DATA LINES.
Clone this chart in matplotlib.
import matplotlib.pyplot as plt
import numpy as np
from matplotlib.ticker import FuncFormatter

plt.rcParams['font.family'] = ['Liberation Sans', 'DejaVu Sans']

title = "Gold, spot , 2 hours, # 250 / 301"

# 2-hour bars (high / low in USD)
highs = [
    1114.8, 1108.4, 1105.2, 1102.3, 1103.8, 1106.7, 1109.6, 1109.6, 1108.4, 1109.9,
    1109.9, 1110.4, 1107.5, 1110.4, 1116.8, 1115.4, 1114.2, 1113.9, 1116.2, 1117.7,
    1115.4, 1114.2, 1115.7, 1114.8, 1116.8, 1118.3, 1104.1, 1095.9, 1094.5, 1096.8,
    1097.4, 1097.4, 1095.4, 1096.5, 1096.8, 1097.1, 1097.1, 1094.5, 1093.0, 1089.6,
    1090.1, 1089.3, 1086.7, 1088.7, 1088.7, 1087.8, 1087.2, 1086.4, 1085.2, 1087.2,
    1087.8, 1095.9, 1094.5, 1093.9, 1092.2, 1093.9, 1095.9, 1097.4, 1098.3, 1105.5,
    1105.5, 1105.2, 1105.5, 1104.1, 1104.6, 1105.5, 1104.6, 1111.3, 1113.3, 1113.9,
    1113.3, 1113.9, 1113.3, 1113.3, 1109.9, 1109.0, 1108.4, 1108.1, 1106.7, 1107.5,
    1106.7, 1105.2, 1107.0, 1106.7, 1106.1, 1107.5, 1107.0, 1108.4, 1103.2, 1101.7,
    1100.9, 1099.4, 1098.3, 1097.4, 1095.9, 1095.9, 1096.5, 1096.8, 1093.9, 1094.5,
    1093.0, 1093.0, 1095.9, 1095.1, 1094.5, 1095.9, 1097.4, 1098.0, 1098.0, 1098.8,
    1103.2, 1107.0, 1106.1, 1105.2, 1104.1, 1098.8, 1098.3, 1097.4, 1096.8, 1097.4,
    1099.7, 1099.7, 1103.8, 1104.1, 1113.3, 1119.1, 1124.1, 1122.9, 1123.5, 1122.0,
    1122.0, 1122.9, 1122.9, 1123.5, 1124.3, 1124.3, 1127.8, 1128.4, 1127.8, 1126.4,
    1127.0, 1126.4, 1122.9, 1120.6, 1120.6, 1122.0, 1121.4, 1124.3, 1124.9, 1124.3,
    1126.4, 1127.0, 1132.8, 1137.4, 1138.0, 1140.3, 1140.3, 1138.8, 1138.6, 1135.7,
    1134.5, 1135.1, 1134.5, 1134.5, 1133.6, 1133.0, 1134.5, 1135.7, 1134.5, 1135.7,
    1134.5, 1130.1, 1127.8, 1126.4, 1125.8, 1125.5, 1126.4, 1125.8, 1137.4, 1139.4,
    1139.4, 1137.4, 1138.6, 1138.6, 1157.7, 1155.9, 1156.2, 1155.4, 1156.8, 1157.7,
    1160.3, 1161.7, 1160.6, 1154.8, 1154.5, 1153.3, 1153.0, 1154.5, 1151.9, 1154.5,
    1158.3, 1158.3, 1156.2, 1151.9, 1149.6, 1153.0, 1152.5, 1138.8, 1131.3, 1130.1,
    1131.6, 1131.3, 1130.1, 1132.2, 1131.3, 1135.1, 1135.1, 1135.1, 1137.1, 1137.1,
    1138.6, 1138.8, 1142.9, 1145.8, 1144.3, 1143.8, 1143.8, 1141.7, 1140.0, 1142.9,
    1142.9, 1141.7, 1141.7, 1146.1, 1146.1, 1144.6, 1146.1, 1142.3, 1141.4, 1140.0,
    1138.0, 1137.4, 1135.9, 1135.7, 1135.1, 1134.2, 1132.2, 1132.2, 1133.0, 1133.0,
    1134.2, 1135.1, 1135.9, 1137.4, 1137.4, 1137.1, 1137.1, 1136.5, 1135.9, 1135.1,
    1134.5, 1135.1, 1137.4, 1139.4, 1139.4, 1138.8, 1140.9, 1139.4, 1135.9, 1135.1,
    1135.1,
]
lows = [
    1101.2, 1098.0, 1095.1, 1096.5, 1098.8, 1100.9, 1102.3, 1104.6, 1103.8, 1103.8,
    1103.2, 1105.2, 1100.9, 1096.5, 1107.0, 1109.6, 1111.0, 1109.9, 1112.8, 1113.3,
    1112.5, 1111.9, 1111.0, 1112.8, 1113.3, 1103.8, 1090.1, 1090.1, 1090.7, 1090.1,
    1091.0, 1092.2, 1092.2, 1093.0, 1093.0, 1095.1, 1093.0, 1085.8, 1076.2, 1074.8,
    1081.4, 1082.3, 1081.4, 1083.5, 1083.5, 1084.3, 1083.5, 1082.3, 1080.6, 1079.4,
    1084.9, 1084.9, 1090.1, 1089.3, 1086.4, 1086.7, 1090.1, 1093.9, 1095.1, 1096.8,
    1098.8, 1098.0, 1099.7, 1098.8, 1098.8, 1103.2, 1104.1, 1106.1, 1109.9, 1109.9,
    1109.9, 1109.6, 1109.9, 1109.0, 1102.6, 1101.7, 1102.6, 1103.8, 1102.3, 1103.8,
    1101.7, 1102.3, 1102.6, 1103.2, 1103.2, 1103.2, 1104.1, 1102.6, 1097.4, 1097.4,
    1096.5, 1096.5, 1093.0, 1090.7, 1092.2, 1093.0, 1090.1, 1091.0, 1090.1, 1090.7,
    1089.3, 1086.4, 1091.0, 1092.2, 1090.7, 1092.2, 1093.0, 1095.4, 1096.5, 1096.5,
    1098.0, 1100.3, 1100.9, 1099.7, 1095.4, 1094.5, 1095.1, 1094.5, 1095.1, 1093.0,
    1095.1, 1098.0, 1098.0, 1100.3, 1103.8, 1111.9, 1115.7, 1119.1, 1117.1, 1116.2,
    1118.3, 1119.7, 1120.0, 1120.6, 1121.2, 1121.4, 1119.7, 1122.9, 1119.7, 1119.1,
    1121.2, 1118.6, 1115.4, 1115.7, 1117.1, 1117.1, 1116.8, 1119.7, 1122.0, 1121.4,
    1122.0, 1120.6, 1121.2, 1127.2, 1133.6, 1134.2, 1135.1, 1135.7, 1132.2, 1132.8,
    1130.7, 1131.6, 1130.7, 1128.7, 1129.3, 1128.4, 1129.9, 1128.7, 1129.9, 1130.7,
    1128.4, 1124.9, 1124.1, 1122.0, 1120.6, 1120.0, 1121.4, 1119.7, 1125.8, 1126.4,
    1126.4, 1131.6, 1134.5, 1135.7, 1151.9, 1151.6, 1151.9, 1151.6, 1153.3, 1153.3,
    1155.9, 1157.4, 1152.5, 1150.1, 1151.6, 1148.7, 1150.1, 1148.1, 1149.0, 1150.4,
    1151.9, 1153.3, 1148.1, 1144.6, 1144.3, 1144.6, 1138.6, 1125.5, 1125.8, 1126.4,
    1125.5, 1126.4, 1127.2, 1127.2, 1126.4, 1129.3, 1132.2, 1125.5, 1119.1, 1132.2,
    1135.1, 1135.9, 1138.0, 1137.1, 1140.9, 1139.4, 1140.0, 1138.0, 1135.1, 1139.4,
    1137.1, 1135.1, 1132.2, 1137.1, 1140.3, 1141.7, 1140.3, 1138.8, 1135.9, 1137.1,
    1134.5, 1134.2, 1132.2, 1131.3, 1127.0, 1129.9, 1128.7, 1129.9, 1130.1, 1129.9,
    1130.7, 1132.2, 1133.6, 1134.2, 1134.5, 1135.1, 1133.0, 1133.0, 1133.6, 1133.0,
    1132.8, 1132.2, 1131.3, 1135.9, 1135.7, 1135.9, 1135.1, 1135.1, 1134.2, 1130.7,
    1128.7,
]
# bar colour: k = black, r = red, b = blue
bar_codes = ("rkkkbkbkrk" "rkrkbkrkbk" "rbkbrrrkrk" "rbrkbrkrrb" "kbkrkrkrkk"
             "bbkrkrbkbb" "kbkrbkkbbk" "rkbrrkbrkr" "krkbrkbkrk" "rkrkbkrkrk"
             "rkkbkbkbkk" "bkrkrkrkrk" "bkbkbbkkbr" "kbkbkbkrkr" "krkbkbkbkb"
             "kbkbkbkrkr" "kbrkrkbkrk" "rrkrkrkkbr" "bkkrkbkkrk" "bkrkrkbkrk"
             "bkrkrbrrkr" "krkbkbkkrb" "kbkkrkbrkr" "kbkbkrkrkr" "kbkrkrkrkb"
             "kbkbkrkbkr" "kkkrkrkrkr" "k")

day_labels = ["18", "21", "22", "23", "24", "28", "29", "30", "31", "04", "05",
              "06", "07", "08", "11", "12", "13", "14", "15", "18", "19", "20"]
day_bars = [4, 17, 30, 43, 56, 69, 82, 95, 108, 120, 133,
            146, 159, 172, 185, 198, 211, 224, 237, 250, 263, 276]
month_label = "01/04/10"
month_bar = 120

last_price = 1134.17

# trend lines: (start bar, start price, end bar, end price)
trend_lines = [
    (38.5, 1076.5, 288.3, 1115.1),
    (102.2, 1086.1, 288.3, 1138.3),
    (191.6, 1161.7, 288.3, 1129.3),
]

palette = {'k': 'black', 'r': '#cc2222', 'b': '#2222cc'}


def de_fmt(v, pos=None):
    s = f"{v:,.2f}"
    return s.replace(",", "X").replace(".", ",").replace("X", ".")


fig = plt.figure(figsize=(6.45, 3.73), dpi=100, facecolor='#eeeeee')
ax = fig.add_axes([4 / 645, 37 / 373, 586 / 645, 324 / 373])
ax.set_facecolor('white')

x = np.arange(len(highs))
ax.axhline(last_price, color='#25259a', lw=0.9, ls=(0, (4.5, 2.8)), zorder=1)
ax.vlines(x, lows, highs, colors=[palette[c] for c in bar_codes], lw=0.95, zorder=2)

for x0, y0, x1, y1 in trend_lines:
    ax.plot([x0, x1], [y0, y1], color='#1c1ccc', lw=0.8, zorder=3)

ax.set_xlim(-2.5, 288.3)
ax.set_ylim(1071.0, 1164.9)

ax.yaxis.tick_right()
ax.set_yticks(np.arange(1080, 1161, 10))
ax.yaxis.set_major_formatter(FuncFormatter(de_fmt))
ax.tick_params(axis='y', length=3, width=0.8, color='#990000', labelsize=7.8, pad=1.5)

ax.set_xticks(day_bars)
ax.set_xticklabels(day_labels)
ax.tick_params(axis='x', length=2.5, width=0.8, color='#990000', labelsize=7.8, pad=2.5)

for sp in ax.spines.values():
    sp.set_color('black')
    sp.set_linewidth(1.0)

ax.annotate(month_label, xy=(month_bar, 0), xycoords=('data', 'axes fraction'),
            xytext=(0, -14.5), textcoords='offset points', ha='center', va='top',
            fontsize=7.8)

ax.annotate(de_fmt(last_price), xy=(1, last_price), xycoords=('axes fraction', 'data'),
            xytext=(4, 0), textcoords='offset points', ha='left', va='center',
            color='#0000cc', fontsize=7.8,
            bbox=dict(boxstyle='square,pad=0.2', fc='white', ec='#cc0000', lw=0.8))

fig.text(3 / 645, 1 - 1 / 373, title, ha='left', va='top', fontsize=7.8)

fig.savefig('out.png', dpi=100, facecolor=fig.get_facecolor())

SET PROBLEM.
Return exactly the opening lines of the listing above, ending with the line that has "hours, # 250".

SOLVED PROBLEM.
Clone this chart in matplotlib.
import matplotlib.pyplot as plt
import numpy as np
from matplotlib.ticker import FuncFormatter

plt.rcParams['font.family'] = ['Liberation Sans', 'DejaVu Sans']

title = "Gold, spot , 2 hours, # 250 / 301"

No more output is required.